Planning this activity
- Print out copies of the illustrated instructions, so people can copy how to fold their paper.
- Print out photos of different Scout uniforms from around the world, such as Scouts in Australia, Brazil, Iceland, Mexico, Spain, India, Canada or South Africa.
- You may want to practice folding the paper and doing this craft before the session.
Run the activity
- Gather everyone together and tell everyone you’re going to make origami Scout uniforms to show what Scouts wear all around the world.
- You could have some photos of different Scout uniforms from around the world and talk through these. Ask people how they’re similar or different to their own uniform.
- Make sure everyone has a piece of paper before you get stuck in. Everyone should make a square from their piece of paper. It should be at least 15cm on each side, so it‘s not too tricky to fold. Remind people to choose the right coloured piece of paper for the uniform you want to recreate.
- Give out copies of the illustrated instructions to show everyone how to fold the uniforms. You could show everyone how to fold their piece of paper to make the uniform. They should remind everyone that they can look at their sheet to help them.
- Try to hold your paper up as you make each fold. Give everyone time to copy and catch up before you move on to the next step.
- When people are ready, everyone should decorate their shirts. They could copy a uniform from a different country or section or use their imagination to design their own, such as a futuristic Scout uniform.
- Remind everyone that they can draw on details, such as badges and scarves if they want to.
- At the end, put all the paper uniforms together. Does anyone recognise another country’s uniform? Has anyone invented their own uniform? What do you like about each other’s designs?
How to fold
- Fold the paper in half horizontally and then vertically, then unfold it. There should be a slight cross-shaped crease in the paper.
- Fold the bottom of the paper up to within one centimetre from the top. Then turn the paper over.

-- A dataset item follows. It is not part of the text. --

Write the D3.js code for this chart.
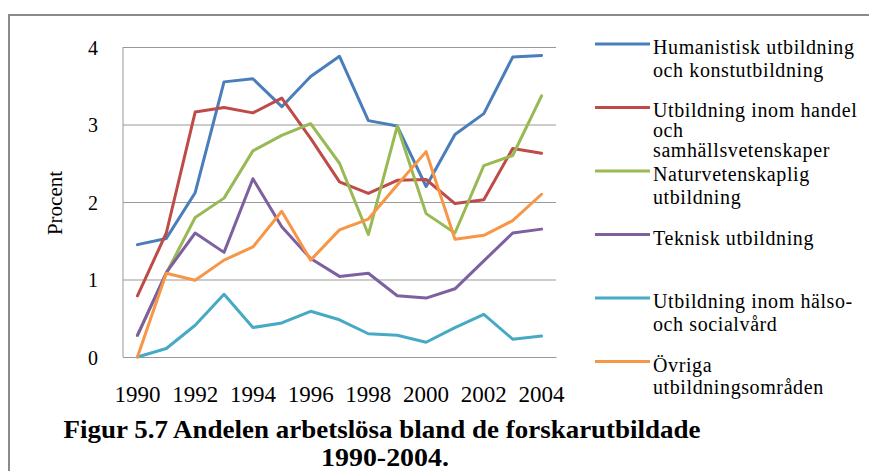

- Fold the sides of the paper into the middle so they overlap slightly.
- Fold the top flaps back on each side to make two right-angled triangles (or lapel shapes). The narrowest points should be at the bottom, in the middle of your creation.
- Fold the strip of unfolded paper at the top down and tuck it behind the right-angled triangles. Then turn your creation over. The right-angled triangles should stick out so they look like sleeves.
- With scissors, carefully cut down the crease that runs from the centre top to bottom. The cut doesn’t need to be long – just enough to make a hole that looks like the neckline.
- Fold the paper either side of the cut down to make a shape that looks like a collar.
People in Japan have been doing origami for many hundreds of years. It’s a traditional pastime that is said to relieve stress, though it can be difficult to master the complex designs. How did this activity make people feel? Maybe it felt frustrating when a design wouldn’t go right, exciting when someone mastered a tricky fold, or calming to repeat the process for a second time. Did anyone have to try, try again when the paper crumpled or tore? What kind of instructions do people find easiest to follow: written instructions, pictures, diagrams, or videos? How would people show others how to do it?
- Phones and cameras
Make sure parents and carers are aware and have given consent for photography.
Supervise young people appropriately when they’re using scissors. Store all sharp objects securely, out of the reach of young people.
- Online safety
Supervise young people when they’re online and give them advice about staying safe. Take a look at our online safety or bullying guidance. The NSPCC offers more advice and guidance, too. If you want to know more about specific social networks and games, Childnet has information and safety tips for apps. You can also report anything that’s worried you online to the Child Exploitation and Online Protection Command. As always, if you’ve got concerns about a young person’s welfare, including their online experiences, follow the Yellow Card to make a report.
- Look online to find other origami challenges – there are plenty of simpler and trickier ones with pictures and instructions.
- Use larger sheets of paper to make this activity less fiddly.
Make it accessible
All Scout activities should be inclusive and accessible.
This is a great opportunity for any origami experts to show off their skills and help anyone who’s struggling. Encourage any young people that finish first to share their skills with others.